Mr. Fashola, who stated this while addressing journalists shortly after a meeting of the Federal Executive Council, on Wednesday in Abuja said the sabotage of critical oil and gas platforms from the western axis of the Niger Delta, meant that “the Escravos Lagos pipeline is not operational, the Forcados export terminal too has been out of operation, so if you can’t produce oil you can’t take the gas.
“The gas is the fuel that the power plants need. You have seen what we have been doing in increasing the capacity in firing transmission but if we don’t have fuel to fire the plants, that is the reason,” he said.
The minister also said apart from the lack of gas to the power plants, other power generating plants also witnessed fire accidents.
“While we were trying to start last week, we had a fire in Afam and that affected the control room and these are normal engineering accidents that can happen, the mechanical parts can break down, we also had another fire in Kainji.
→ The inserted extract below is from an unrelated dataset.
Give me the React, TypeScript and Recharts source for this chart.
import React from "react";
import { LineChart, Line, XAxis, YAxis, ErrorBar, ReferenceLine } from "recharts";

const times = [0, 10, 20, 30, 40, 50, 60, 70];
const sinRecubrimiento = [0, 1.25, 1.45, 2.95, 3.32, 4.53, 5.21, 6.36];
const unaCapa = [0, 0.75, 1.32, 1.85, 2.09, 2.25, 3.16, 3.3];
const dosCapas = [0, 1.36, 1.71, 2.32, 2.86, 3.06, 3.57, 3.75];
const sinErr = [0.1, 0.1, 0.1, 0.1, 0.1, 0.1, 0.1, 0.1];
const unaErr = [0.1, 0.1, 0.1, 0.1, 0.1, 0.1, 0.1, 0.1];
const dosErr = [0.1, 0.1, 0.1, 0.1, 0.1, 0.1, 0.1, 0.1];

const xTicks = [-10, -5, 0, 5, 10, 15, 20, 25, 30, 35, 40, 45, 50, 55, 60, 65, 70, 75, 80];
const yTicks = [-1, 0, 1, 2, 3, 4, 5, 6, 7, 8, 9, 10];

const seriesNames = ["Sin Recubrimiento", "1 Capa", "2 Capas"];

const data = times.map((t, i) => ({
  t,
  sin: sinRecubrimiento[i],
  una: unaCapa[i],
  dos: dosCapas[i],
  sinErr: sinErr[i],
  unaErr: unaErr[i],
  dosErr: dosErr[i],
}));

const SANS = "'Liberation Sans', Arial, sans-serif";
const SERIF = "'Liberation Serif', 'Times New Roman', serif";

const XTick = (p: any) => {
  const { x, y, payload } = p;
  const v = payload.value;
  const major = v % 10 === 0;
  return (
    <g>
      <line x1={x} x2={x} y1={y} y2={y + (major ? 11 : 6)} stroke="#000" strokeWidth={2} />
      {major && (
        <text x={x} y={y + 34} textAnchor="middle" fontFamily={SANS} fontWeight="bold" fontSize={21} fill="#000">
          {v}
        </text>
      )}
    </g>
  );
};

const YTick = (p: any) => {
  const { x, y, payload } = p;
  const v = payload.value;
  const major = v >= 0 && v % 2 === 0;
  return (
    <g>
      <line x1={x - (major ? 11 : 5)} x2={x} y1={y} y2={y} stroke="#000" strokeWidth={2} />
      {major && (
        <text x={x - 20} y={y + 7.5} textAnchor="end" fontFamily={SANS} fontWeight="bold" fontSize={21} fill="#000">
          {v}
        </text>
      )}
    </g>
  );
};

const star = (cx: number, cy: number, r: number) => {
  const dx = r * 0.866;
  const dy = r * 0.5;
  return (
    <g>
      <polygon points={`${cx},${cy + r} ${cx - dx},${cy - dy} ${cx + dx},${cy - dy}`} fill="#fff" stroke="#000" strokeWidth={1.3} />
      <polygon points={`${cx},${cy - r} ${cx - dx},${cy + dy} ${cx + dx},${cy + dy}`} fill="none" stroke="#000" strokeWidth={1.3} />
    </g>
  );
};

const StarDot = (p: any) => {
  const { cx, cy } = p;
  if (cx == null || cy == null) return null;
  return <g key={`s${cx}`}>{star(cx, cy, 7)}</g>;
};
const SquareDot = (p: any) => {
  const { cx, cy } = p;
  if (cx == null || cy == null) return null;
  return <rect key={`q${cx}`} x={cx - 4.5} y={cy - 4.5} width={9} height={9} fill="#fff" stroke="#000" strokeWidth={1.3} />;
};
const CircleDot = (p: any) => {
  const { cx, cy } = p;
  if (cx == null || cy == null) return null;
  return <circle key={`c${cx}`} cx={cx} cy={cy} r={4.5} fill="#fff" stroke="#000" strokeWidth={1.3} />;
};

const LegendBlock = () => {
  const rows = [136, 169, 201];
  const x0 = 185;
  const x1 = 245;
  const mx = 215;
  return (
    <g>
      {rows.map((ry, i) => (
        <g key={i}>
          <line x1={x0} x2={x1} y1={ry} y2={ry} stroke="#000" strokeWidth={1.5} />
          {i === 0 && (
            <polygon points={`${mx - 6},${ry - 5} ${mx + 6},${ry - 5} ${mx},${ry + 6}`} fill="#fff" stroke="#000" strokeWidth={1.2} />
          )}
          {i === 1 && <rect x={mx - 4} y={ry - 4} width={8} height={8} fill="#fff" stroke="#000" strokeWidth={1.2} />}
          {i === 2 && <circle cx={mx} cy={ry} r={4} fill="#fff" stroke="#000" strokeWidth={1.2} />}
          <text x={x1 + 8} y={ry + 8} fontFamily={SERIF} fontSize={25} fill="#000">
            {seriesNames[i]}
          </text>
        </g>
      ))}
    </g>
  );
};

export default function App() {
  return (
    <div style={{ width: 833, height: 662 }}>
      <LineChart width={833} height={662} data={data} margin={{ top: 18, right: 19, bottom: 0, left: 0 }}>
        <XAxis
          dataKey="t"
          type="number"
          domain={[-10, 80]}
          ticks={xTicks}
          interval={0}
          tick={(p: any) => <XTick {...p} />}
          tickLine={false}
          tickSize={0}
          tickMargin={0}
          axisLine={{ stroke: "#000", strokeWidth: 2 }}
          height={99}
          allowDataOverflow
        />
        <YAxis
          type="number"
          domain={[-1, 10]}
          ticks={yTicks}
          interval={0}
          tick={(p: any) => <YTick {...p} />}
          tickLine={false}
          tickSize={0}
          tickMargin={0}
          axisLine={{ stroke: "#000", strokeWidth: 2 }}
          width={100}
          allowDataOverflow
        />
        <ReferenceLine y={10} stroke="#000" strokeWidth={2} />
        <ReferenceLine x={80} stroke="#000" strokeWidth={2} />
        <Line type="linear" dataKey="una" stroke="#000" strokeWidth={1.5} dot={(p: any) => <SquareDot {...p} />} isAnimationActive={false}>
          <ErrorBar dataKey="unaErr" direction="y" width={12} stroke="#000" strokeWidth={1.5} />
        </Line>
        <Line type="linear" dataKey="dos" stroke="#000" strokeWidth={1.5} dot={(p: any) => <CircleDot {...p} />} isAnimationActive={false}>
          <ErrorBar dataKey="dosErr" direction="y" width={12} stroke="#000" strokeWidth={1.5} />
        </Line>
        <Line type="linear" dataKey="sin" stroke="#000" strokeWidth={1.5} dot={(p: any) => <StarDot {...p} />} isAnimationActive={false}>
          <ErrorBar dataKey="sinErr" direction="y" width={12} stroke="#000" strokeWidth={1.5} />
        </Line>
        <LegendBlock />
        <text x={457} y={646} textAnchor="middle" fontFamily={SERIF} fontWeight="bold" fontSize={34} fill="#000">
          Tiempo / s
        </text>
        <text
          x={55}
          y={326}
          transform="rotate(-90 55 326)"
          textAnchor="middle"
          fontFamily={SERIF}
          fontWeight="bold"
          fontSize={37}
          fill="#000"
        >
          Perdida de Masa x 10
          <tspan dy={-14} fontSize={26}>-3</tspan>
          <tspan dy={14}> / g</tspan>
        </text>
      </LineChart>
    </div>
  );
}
We have tried to repair them over the last weekend while negotiations with the gas companies are ongoing,” he said.
Mr. Fashola said the FEC had on Wednesday approved additional payment for the completion of the Odogiyan transmission substation in Ikorodu, Lagos and to provide additional transformer capacity at the substation to 260 MVA transformers and transmission lines of 132KVA.
“This will complete the works in that area generally known within the power industry as Ayobo West,” he said.
He said the contract had been awarded before but was not completed because it wasn’t paid for.
He said It was awarded in 2009 and should have been completed in 18 months which would have been sometimes in May 2011.
“That is the approval we got today and of course the cost has been revised as a result of the economic realities so that this can be completed and put to use and this would add to the expansion capacity to the grid,” he said.
The minister said the initial contract was N3.225 billion with additional N274.3million approved on Wednesday.
“So it goes from about N3.2 to N3.5million,” he said.
SOLVING PROBLEMS
Mr. Fashola said in order to overcome the challenges of power generation, he has been meeting with the gas suppliers, trying to see how the government can pay off some of their debts while other problems are fixed.
“As I continue to say, it is not technical but financial; vandalism of pipelines is not technical, people are destroying, they are hungry.
“Until we resolve these behavioural issues: people collect money, are they remitting everything in a manner that is fair, even if it is not enough;, some people hold up their own share and they ask themselves ‘why should we continue to supply if we can’t get paid because there are bankers and financiers?’
“So we are talking with everybody trying to resolve it.
“As at yesterday we were back to 2900 (megawatts), so we are building up back again and very soon you will see some stability. These are set backs on the road to incremental power but we will overcome them,” Mr. Fashola said.